К этим развлечениям я присоединил одно, напоминавшее мне о милой жизни в Шарметтах и к которому меня особенно располагало осеннее время года. Мне нравились мелкие сельские работы, связанные со сбором овощей и плодов; Тереза и я с удовольствием помогали в них жене сборщика и ее семейству. Помню, что, когда ко мне зашел один житель Берна по фамилии Кирхбергер, – он застал меня на большом дереве, с привязанным к поясу мешком, который был уже так полон яблок, что я не мог пошевелиться. Я не был огорчен этой встречей и еще некоторыми такими же. Я надеялся, что бернцы, увидев, как я заполняю свои досуги, уже не захотят возмущать спокойствия моего мирного уединения. Я решительно предпочел бы оказаться в нем по их воле, чем по своей: по крайней мере я был бы уверен, что они оставят меня в покое.

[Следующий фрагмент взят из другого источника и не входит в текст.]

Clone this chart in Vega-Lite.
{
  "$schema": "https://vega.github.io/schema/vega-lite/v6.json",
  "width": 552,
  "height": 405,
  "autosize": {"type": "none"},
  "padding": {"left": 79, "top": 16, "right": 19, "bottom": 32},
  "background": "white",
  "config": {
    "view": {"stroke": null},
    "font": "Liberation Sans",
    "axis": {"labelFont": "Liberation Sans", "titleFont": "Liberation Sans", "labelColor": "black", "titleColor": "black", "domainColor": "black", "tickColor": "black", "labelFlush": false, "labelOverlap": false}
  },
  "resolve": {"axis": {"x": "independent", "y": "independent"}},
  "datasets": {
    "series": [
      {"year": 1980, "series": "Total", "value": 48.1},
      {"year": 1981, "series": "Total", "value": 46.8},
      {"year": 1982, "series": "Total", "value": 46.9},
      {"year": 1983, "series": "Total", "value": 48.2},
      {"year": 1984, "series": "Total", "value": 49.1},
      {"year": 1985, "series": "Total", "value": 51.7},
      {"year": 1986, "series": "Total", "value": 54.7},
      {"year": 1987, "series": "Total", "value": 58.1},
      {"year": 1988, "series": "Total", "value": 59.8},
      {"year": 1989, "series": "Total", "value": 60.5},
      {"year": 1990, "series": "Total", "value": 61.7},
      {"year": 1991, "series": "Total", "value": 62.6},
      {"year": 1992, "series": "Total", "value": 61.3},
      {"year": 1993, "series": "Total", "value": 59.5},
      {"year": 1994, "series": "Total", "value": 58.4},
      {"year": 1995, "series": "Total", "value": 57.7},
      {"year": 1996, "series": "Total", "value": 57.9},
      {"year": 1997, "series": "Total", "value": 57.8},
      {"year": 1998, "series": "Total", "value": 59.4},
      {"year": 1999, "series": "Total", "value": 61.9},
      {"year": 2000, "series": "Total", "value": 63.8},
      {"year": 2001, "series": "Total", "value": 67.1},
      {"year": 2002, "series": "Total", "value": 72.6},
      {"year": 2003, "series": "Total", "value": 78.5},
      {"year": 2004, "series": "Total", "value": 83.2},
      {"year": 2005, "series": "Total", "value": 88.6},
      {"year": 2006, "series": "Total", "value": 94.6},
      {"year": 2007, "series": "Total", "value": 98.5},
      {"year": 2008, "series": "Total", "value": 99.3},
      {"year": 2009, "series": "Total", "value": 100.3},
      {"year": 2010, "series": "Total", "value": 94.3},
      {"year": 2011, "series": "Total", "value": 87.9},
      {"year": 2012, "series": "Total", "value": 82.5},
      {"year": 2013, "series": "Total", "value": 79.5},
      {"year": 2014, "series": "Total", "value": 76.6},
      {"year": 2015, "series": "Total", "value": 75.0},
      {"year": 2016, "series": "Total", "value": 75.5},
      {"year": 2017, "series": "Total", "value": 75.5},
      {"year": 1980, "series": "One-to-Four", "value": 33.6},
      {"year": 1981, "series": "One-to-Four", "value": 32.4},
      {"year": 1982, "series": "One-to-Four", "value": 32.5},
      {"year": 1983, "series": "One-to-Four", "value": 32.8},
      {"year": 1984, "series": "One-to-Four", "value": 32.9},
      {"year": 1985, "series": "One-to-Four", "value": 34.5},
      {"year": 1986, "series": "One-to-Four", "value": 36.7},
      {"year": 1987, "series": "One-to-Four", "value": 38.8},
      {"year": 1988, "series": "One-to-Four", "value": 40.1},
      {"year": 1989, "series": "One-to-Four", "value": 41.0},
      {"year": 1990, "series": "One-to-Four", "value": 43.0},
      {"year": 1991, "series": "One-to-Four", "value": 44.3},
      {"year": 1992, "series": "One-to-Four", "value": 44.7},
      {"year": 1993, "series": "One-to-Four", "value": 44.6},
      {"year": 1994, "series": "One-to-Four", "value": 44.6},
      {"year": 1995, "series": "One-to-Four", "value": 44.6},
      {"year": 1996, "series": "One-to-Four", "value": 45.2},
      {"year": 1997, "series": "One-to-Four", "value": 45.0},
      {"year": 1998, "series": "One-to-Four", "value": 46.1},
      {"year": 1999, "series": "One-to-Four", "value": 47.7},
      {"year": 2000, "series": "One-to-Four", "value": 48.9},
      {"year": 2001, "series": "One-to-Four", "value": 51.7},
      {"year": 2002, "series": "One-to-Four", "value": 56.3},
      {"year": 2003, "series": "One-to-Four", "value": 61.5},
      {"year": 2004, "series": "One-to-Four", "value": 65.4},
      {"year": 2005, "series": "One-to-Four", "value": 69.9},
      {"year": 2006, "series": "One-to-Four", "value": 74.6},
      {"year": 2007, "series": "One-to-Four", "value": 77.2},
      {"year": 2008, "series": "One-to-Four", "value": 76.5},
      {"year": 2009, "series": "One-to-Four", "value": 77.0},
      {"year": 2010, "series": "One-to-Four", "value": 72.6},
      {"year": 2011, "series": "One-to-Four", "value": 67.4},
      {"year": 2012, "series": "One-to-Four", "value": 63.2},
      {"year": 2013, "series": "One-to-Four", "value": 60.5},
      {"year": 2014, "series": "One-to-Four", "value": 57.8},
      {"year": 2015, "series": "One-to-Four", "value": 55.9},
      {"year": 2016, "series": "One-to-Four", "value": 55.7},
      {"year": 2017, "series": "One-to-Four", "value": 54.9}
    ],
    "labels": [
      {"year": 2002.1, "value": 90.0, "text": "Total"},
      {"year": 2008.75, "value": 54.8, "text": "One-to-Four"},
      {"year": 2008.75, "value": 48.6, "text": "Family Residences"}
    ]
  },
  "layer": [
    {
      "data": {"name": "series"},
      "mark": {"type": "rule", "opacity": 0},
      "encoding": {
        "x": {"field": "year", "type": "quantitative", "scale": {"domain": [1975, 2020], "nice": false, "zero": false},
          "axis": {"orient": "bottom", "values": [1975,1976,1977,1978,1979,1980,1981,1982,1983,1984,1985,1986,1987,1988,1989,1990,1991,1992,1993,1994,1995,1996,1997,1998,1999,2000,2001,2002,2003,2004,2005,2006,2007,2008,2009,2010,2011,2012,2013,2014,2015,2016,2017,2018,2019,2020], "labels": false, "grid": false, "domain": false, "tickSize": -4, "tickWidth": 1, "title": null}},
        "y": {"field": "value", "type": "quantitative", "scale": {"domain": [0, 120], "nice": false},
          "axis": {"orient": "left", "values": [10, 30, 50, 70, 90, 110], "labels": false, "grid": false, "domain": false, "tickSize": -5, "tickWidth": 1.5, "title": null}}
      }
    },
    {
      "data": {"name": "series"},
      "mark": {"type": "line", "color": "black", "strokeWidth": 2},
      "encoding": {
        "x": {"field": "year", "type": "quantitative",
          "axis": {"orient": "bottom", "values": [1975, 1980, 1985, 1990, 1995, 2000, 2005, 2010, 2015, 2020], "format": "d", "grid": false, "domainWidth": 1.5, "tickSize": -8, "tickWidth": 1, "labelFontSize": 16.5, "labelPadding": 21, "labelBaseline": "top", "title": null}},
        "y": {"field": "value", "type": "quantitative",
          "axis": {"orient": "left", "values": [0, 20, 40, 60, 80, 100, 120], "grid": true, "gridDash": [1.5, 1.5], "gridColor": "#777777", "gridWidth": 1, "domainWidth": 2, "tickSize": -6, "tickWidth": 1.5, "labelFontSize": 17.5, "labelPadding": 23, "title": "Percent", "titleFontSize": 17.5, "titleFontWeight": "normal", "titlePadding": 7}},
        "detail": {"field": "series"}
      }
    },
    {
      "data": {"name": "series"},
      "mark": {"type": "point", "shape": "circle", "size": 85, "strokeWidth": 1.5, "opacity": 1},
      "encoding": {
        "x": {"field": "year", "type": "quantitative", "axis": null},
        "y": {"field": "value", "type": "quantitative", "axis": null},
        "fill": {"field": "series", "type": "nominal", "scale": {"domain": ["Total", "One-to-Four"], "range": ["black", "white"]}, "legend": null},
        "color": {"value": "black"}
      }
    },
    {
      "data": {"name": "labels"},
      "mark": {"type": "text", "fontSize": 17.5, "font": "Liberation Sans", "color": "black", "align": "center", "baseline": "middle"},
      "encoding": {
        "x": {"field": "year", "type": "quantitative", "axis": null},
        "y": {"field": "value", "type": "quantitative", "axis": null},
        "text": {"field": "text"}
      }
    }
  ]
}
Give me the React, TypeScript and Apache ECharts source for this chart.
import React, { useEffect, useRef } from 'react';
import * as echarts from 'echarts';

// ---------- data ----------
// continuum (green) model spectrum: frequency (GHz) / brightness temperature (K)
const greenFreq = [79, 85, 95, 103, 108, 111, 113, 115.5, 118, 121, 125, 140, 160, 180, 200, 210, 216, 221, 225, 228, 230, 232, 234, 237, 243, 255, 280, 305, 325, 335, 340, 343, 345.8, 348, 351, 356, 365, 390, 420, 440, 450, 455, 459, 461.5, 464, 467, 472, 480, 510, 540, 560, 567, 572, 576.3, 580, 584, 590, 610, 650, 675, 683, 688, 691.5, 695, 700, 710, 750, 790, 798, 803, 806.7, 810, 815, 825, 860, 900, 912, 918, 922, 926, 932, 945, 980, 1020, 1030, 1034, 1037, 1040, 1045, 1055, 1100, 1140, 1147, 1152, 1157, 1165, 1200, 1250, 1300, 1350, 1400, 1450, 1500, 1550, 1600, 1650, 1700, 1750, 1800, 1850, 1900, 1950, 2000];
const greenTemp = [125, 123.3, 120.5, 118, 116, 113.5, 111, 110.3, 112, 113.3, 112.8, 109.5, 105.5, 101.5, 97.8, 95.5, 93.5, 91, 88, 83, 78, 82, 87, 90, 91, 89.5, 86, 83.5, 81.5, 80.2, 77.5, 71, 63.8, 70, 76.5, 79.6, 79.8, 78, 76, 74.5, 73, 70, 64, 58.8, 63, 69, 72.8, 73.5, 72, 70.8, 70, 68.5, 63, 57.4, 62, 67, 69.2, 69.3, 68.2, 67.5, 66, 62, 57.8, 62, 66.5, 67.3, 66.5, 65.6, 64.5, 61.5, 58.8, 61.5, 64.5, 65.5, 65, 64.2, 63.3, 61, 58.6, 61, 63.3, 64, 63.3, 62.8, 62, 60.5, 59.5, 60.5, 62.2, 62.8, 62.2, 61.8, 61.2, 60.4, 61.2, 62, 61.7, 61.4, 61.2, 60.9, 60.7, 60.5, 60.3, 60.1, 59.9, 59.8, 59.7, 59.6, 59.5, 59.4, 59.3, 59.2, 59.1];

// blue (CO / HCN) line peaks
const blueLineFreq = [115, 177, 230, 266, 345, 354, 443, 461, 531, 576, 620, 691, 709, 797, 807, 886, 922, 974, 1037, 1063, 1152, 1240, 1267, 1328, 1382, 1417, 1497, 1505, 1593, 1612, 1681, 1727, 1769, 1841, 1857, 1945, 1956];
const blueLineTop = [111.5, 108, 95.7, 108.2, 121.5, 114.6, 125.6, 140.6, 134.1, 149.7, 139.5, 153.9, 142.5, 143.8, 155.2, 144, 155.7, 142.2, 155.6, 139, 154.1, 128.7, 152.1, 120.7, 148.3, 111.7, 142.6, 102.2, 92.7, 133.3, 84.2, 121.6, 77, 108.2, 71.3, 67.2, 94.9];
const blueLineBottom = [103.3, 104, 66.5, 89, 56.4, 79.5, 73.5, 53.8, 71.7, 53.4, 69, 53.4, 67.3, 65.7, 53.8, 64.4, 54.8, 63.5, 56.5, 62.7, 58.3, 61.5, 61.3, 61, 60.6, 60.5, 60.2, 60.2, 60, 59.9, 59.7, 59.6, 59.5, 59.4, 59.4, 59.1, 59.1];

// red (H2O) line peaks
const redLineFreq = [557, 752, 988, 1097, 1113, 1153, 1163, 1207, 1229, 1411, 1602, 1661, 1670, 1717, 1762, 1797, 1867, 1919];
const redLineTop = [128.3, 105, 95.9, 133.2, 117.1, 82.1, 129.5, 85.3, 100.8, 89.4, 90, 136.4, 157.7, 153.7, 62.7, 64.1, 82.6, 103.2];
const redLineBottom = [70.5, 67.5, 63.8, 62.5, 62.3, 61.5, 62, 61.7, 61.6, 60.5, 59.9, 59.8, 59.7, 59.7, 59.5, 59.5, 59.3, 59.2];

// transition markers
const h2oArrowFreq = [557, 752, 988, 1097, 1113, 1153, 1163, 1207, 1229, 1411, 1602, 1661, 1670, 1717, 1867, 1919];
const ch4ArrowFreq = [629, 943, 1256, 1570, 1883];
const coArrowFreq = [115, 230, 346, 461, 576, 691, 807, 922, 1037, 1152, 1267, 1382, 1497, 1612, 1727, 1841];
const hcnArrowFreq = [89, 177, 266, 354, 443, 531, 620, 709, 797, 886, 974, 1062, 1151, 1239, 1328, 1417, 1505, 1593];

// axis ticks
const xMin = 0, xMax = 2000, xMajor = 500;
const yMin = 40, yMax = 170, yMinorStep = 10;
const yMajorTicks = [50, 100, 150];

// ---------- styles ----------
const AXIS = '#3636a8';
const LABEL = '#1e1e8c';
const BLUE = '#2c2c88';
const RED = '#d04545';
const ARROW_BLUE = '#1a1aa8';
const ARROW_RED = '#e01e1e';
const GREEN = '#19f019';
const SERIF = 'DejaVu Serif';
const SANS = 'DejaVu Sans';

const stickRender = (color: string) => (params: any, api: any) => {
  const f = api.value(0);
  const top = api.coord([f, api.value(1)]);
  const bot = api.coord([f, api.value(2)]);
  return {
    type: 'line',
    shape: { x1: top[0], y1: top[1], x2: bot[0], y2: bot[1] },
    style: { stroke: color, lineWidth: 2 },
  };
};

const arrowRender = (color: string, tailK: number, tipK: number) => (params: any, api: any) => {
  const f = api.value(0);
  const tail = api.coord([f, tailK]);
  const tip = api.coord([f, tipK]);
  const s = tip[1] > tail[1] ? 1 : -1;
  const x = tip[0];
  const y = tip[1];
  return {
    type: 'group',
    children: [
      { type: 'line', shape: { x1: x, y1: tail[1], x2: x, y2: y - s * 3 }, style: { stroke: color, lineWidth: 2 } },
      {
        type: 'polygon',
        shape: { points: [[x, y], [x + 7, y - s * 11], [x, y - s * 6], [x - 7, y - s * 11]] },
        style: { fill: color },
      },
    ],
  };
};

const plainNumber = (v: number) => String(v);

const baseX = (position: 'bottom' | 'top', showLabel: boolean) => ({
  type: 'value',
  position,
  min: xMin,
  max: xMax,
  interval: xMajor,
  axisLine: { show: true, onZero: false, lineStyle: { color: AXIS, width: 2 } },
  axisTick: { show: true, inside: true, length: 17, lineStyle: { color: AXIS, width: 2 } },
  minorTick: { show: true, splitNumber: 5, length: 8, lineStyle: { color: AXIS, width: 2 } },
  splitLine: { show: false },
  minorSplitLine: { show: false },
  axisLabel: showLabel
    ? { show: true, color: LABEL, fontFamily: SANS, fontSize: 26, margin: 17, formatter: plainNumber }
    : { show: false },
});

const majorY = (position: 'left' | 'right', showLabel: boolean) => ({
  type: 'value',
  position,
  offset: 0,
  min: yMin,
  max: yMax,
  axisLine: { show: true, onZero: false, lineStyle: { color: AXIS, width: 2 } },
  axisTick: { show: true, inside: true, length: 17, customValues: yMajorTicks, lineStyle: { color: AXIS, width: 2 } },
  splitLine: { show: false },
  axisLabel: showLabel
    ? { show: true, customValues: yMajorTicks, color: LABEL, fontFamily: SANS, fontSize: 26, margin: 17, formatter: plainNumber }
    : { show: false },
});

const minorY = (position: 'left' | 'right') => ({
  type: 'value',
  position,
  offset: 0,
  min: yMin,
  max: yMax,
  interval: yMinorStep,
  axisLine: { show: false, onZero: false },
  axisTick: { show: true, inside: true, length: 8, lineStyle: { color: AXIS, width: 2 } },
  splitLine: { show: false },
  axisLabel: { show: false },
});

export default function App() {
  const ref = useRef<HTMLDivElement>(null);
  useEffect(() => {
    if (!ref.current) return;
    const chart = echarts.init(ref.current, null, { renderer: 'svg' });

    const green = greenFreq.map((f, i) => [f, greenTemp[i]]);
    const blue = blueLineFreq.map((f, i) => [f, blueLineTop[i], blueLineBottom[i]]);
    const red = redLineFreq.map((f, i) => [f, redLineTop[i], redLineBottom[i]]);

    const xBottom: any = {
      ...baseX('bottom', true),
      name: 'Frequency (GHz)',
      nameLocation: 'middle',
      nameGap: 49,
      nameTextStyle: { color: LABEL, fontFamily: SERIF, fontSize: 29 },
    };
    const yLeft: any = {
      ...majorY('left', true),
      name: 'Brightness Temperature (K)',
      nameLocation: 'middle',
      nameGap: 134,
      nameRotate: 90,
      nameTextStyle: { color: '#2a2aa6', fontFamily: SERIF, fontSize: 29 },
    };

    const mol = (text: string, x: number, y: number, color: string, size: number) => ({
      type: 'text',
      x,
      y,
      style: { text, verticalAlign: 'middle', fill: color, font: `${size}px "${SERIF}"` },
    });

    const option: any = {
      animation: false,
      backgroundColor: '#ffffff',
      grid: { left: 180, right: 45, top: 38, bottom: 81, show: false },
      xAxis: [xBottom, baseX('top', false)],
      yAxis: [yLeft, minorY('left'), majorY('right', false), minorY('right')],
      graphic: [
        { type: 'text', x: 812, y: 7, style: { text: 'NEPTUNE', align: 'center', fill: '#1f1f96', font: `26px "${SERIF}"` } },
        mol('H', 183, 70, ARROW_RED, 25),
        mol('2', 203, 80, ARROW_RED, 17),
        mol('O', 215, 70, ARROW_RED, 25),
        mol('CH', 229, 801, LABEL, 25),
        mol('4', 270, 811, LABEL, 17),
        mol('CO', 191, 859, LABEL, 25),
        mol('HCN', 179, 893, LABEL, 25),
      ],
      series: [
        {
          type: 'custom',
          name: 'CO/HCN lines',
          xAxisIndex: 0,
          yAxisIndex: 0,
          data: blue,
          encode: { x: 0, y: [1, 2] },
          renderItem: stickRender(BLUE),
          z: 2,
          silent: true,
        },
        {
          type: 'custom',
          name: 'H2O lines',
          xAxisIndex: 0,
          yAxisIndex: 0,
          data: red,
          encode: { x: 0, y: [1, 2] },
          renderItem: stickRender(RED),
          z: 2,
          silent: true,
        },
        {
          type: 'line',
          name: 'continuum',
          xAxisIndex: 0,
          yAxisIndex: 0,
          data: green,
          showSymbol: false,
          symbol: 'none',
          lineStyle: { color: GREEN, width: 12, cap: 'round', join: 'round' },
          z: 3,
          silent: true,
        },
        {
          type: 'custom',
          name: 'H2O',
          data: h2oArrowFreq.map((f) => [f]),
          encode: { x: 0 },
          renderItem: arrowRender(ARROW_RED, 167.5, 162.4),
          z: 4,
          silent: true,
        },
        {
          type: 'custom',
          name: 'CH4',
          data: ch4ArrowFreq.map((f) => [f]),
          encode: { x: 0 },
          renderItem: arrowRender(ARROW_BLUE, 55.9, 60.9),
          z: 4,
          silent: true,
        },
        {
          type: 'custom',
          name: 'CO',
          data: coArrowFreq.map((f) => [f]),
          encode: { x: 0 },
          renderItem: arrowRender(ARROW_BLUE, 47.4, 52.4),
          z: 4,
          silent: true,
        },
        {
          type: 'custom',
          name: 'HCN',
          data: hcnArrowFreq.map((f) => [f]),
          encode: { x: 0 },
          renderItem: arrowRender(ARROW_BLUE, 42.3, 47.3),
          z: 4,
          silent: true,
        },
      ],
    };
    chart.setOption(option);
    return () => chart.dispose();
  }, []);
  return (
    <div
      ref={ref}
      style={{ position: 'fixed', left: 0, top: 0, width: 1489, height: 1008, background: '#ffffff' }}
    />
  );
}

Вот еще одно из тех признаний, относительно которых я заранее знаю, что они будут встречены с недоверием читателями, упорно желающими судить обо мне по самим себе, – несмотря на то что они должны были убедиться по всей моей жизни, что у меня множество склонностей, не сходных с их склонностями. Особенно чудно то, что, отказываясь признать за мной чувства добрые или безразличные, которых они не видят у себя, они всегда готовы приписать мне столь дурные, что человеческое сердце не может вместить их. Тогда им кажется очень простым поставить меня в противоречие с природой и сделать из меня невообразимого изверга. Никакая нелепость не кажется им невероятной, если только она способна очернить меня. Все сколько-нибудь незаурядное кажется им неправдоподобным, если оно может сделать мне честь.